A Novel Combined Beamformer Based on Hypercomplex Processes

The problem of beamforming based on hypercomplex processes is considered for an airborne electromagnetic (EM) vector-sensor array. The quaternion domain facilitates modeling and processing of four-dimensional real signals (or two-dimensional complex signals). Based on the quaternion model of an airborne EM vector-sensor, a quaternion spatial matched filter (QSMF) is presented and its characteristics are analyzed. The quaternion-valued output y(n) of the QSMF consists of two complex components y 1 (n) and y 2 (n). The analysis in theory highlights the fact that y 2 (n) includes only the interference component and noise, but doesn't include the desired signal. By employing y 2 (n) to cancel the interference component in y 1 (n), we propose an interference cancellation algorithm (ICA) of the QSMF. In the presence of a strong interference, the ICA can improve the output signal-to-noise ratio (SNR). Based on the interference cancellation structure, we propose two schemes of combined QSMF and complex minimum variance distortionless response (CMVDR) beamformer (one is referred to QSMF-CMVDR and the other is referred to QSMF-DCMVDR) for an airborne EM vector-sensors array.
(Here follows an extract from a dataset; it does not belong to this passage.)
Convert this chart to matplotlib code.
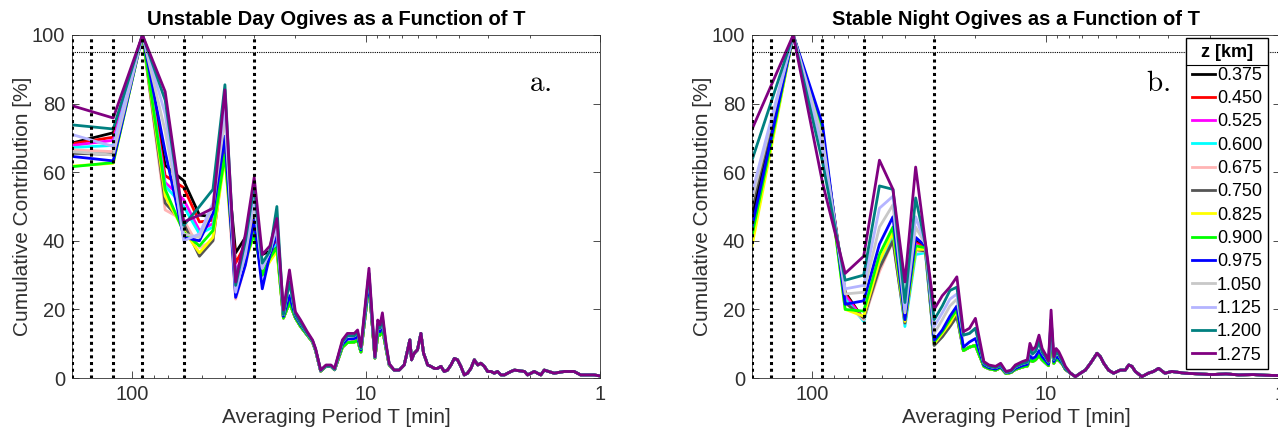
import matplotlib.pyplot as plt

plt.rcParams['font.family'] = ['Liberation Sans', 'DejaVu Sans']

heights = ['0.375', '0.450', '0.525', '0.600', '0.675', '0.750', '0.825',
           '0.900', '0.975', '1.050', '1.125', '1.200', '1.275']
colors = ['#000000', '#ff0000', '#ff00ff', '#00ffff', '#ffb4b4', '#555555', '#ffff00',
          '#00ff00', '#0000ff', '#c8c8c8', '#b4b4ff', '#008080', '#800080']
# which shared mid-range curve each height uses (0 low, 1 blue, 2 light, 3 top)
mid_group = [0, 0, 0, 0, 0, 0, 0, 0, 1, 2, 2, 2, 3]

marker_T = [180, 150, 120, 90, 60, 30]

# ---- long periods, one list per height
T_head = [180, 120, 90, 72, 60, 51.4, 45, 40, 36, 32.7, 30, 27.7, 25.7, 24]

day_head = [
    [68.5, 71.5, 100, 62, 57.5, 47.5, 47, 70, 36.5, 41, 47, 36, 37, 40],
    [68.3, 70.2, 100, 59, 55.5, 45.5, 46, 69, 33.5, 39, 46, 33, 36.5, 40],
    [67.8, 69.3, 100, 57, 52, 43, 45, 68, 31, 37, 45, 31, 35, 39],
    [67.2, 67.8, 100, 56, 50, 42, 44, 68, 30, 36, 44.5, 31, 36, 39],
    [66.5, 66.0, 100, 49, 46, 38, 40, 66, 23, 33, 43, 30, 36, 38],
    [65.5, 65.2, 100, 51, 45, 35.5, 40, 67, 29, 35, 43, 31, 36.5, 38],
    [61.8, 62.6, 100, 53, 43, 36.5, 41, 64, 28, 34, 42, 30, 34, 37],
    [61.6, 62.8, 100, 55, 42.5, 38.5, 43, 65, 29, 34.5, 42, 30, 35, 38],
    [64.6, 63.3, 100, 66, 41, 40, 48, 70.5, 23.5, 33, 46, 26, 36, 42],
    [66.0, 65.0, 100, 72, 42, 41, 50, 76, 26, 36, 51, 32, 37, 44],
    [71.0, 67.5, 100, 77, 40, 42, 51, 80, 25, 37, 53, 32, 37, 45],
    [73.8, 72.6, 100, 81, 44.5, 50, 55, 85.5, 27, 40, 56, 33.5, 37, 50],
    [79.4, 75.8, 100, 83.5, 45.5, 47.5, 49.5, 84, 28, 42, 58.5, 36, 38.5, 46.5],
]

night_head = [
    [47, 100, 71, 25, 17, 33, 41, 17, 40, 38, 10, 13, 16, 19],
    [42, 100, 71, 24.5, 17, 33, 41, 17, 39.5, 38, 10, 13, 16, 19],
    [41, 100, 71, 24, 17, 33, 41, 16.5, 39, 37.5, 10, 12.5, 15.5, 18.5],
    [40, 100, 72, 23, 16.5, 33, 41, 15, 36, 36.5, 9.5, 12, 15, 18],
    [40.5, 100, 71, 22, 17, 31, 40, 16, 37, 37, 9.5, 12, 15, 18],
    [50, 100, 70, 22, 17.5, 32, 40, 16, 37.5, 37, 9.5, 12, 15, 18],
    [38.5, 100, 72, 20, 18, 34, 42.5, 16.5, 37.5, 37.5, 10, 13, 16, 19.5],
    [41.5, 100, 72, 20, 19.5, 36, 44, 17, 38.5, 38, 10.5, 13.5, 17, 20],
    [44, 100, 74, 21.5, 22.5, 39, 47, 17, 41, 38.5, 11, 14, 18, 21],
    [52, 100, 70, 24.5, 25, 44, 50.5, 19, 44, 39, 13, 17, 21, 23],
    [54, 100, 67, 26, 27, 49.5, 53, 20, 47, 39, 15, 19, 23, 24.5],
    [63.5, 100, 63, 28.5, 30, 56, 55, 22, 52.5, 39, 17, 21, 25.5, 26.5],
    [72.5, 100, 57, 30.5, 35.5, 63.5, 55, 28, 61.5, 39.5, 20, 24, 26.5, 29.5],
]

# ---- middle periods, shared by groups of heights
day_T_mid = [22.5, 21.2, 20.0, 19.0, 17.8, 16.9, 16.4, 15.6, 14.8, 14.1, 13.6, 12.6,
             12.0, 11.2, 10.85, 10.5, 9.7, 9.15, 8.9, 8.7, 8.5, 8.2, 7.95]
day_mid = [
    [17.5, 22, 17.5, 15, 12.5, 10.5, 8, 2.0, 3.4, 3.4, 2.4, 9.0, 10.3, 10.5, 11, 7.6,
     27.5, 5.8, 12.5, 12.5, 14.5, 8.5, 3.8],
    [18, 24, 18, 15.5, 12.8, 10.8, 8.2, 2.1, 3.5, 3.5, 2.5, 9.8, 11.3, 11.5, 12, 8.2,
     28.5, 6, 14, 13.5, 16, 9, 4],
    [18.5, 28, 18.5, 16, 13, 10.8, 8.3, 2.2, 3.6, 3.6, 2.6, 10.5, 12.3, 12.3, 13.2, 8.6,
     30.5, 6, 15.5, 14.5, 17.5, 9.5, 4],
    [19.8, 31.5, 19.3, 16.9, 13.5, 11.1, 8.6, 2.3, 3.8, 3.8, 2.8, 11.1, 13.0, 13.0, 14.0, 9.1,
     32.0, 6.2, 16.9, 15.5, 19.0, 10.0, 4.2],
]

night_T_mid = [22.5, 21.2, 20.0, 18.4, 17.5, 16.4, 15.6, 14.8, 14.1, 13.5, 12.6, 12.0,
               11.7, 11.4, 11.07, 10.7, 10.37, 10.0, 9.75, 9.5, 9.25, 9.04, 8.81, 8.53, 8.25]
night_mid = [
    [8, 9, 9.5, 3.4, 2.7, 2.3, 3, 1.3, 1.6, 2.5, 3.2, 3.5, 5.5, 4.8, 5.3, 6.5, 5.3, 4.3,
     3.6, 12, 4.3, 5.5, 5.2, 4.2, 2.5],
    [9, 10.5, 11.5, 3.8, 3, 2.6, 3.3, 1.5, 1.8, 2.8, 3.6, 4, 6.5, 5.7, 6.2, 8, 6.2, 5,
     4, 14, 4.8, 6.2, 5.8, 4.5, 2.7],
    [12.5, 13, 14.5, 4.3, 3.4, 3, 3.8, 1.7, 2, 3.3, 4.2, 4.6, 8.5, 7, 7.8, 10.5, 7.5, 6,
     4.7, 17, 5.5, 7.5, 6.8, 5, 3],
    [13.5, 14.5, 17.4, 4.8, 3.8, 3.4, 4.3, 1.9, 2.3, 3.8, 4.8, 5.3, 10.1, 8.2, 9.1, 12.5,
     8.6, 6.7, 5.0, 19.8, 6.2, 8.6, 7.7, 5.7, 3.4],
]

# ---- short periods, common to all heights
day_T_tail = [7.57, 7.21, 6.86, 6.63, 6.49, 6.38, 6.22, 6.02, 5.82, 5.67, 5.54, 5.45,
              5.28, 5.1, 4.94, 4.78, 4.63, 4.48, 4.33, 4.19, 4.06, 3.93, 3.8, 3.68,
              3.56, 3.44, 3.33, 3.23, 3.12, 3.02, 2.92, 2.83, 2.74, 2.65, 2.56, 2.4,
              2.32, 2.1, 2.04, 1.97, 1.91, 1.79, 1.73, 1.57, 1.42, 1.29, 1.21, 1.06, 1.0]
day_tail = [2.3, 2.3, 3.8, 8.2, 11.1, 5.3, 7.2, 8.2, 13.0, 7.2, 5.3, 3.8,
            3.4, 2.8, 2.8, 3.4, 1.9, 2.3, 3.8, 5.7, 5.3, 3.4, 0.9, 1.4,
            2.8, 5.3, 3.8, 4.3, 3.4, 1.9, 1.9, 1.4, 1.9, 0.9, 0.9, 1.9,
            2.3, 1.9, 0.9, 1.4, 1.9, 0.9, 2.3, 1.4, 1.9, 1.9, 0.9, 0.9, 0.6]

night_T_tail = [7.85, 7.48, 7.12, 6.78, 6.45, 6.25, 6.05, 5.85, 5.66, 5.4, 5.14, 4.81,
                4.58, 4.43, 4.29, 4.15, 3.89, 3.65, 3.47, 3.3, 3.1, 2.9, 2.55, 2.23,
                1.95, 1.7, 1.5, 1.3, 1.15, 1.0]
night_tail = [1.4, 0.4, 1.4, 2.3, 4.3, 5.7, 7.2, 6.2, 4.3, 2.3, 1.4, 2.3,
              2.3, 3.8, 3.4, 1.9, 0.4, 1.4, 1.9, 2.8, 1.4, 1.9, 1.4, 1.2,
              1.0, 1.2, 0.9, 1.0, 0.8, 0.7]

fig = plt.figure(figsize=(12.78, 4.38), dpi=100)
ax1 = fig.add_axes([72 / 1278, 60 / 438, 528 / 1278, 343 / 438])
ax2 = fig.add_axes([752 / 1278, 60 / 438, 528 / 1278, 343 / 438])

panels = [
    (ax1, 'Unstable Day Ogives as a Function of T', 'a.', 0.886,
     day_head, day_T_mid, day_mid, day_T_tail, day_tail),
    (ax2, 'Stable Night Ogives as a Function of T', 'b.', 0.769,
     night_head, night_T_mid, night_mid, night_T_tail, night_tail),
]

axcol = '#303030'
for ax, title, tag, tag_x, head, T_mid, mid, T_tail, tail in panels:
    for i in range(len(heights)):
        T = T_head + T_mid + T_tail
        vals = head[i] + mid[mid_group[i]] + tail
        ax.plot(T, vals, color=colors[i], lw=2.0, label=heights[i], zorder=2)
    for t in marker_T:
        ax.plot([t, t], [0, 100], color='black', ls=(0, (1, 1.2)), lw=2.2, zorder=3)
    ax.axhline(95, color='black', ls=(0, (1, 1)), lw=0.8, zorder=3)

    ax.set_xscale('log')
    ax.set_xlim(180, 1)
    ax.set_ylim(0, 100)
    ax.set_xticks([100, 10, 1])
    ax.set_xticklabels(['100', '10', '1'])
    ax.set_yticks([0, 20, 40, 60, 80, 100])
    ax.tick_params(which='both', direction='in', top=True, right=True,
                   colors=axcol, labelsize=14.5, width=0.6)
    ax.tick_params(which='major', length=5, pad=5)
    ax.tick_params(which='minor', length=2.5)
    for s in ax.spines.values():
        s.set_color(axcol)
        s.set_linewidth(0.6)
    ax.set_title(title, fontsize=14.5, fontweight='bold', pad=7)
    ax.set_xlabel('Averaging Period T [min]', fontsize=15, color=axcol, labelpad=3)
    ax.set_ylabel('Cumulative Contribution [%]', fontsize=15, color=axcol, labelpad=0)
    ax.text(tag_x, 0.86, r'$\mathrm{' + tag + '}$', transform=ax.transAxes,
            fontsize=21, ha='center', va='center', math_fontfamily='cm')

leg = ax2.legend(loc='upper right', bbox_to_anchor=(0.977, 0.991), borderaxespad=0,
                 title='z [km]', title_fontproperties={'weight': 'bold', 'size': 13},
                 fontsize=13, handlelength=1.3, handletextpad=0.1, labelspacing=0.35,
                 borderpad=0.3, fancybox=False, framealpha=1, edgecolor='black')
leg.get_frame().set_linewidth(1.0)
leg.set_zorder(5)

fig.canvas.draw()
fb = leg.get_frame().get_window_extent()
tb = leg.get_title().get_window_extent()
ysep = (tb.y0 - 4) / fig.bbox.height
fig.add_artist(plt.Line2D([fb.x0 / fig.bbox.width, fb.x1 / fig.bbox.width], [ysep, ysep],
                          color='black', lw=0.8, zorder=6))

fig.savefig('out.png', dpi=100)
The advantages of the proposed beamformers are that the interference can be canceled by ICA of the QSMF and the additive noise can be reduced by CMVDR beamformer. The output SNR expressions of two combined beamformers that we derive reveal that the output SNR of the QSMF-DCMVDR beamformer is superior to that of a conventional linearly constrained minimum variance (LCMV) beamformer. And in the presence of the coherent (or correlated) interferences, two combined beamformers are not subject to performance degradation. Simulation results are in agreement with our analysis.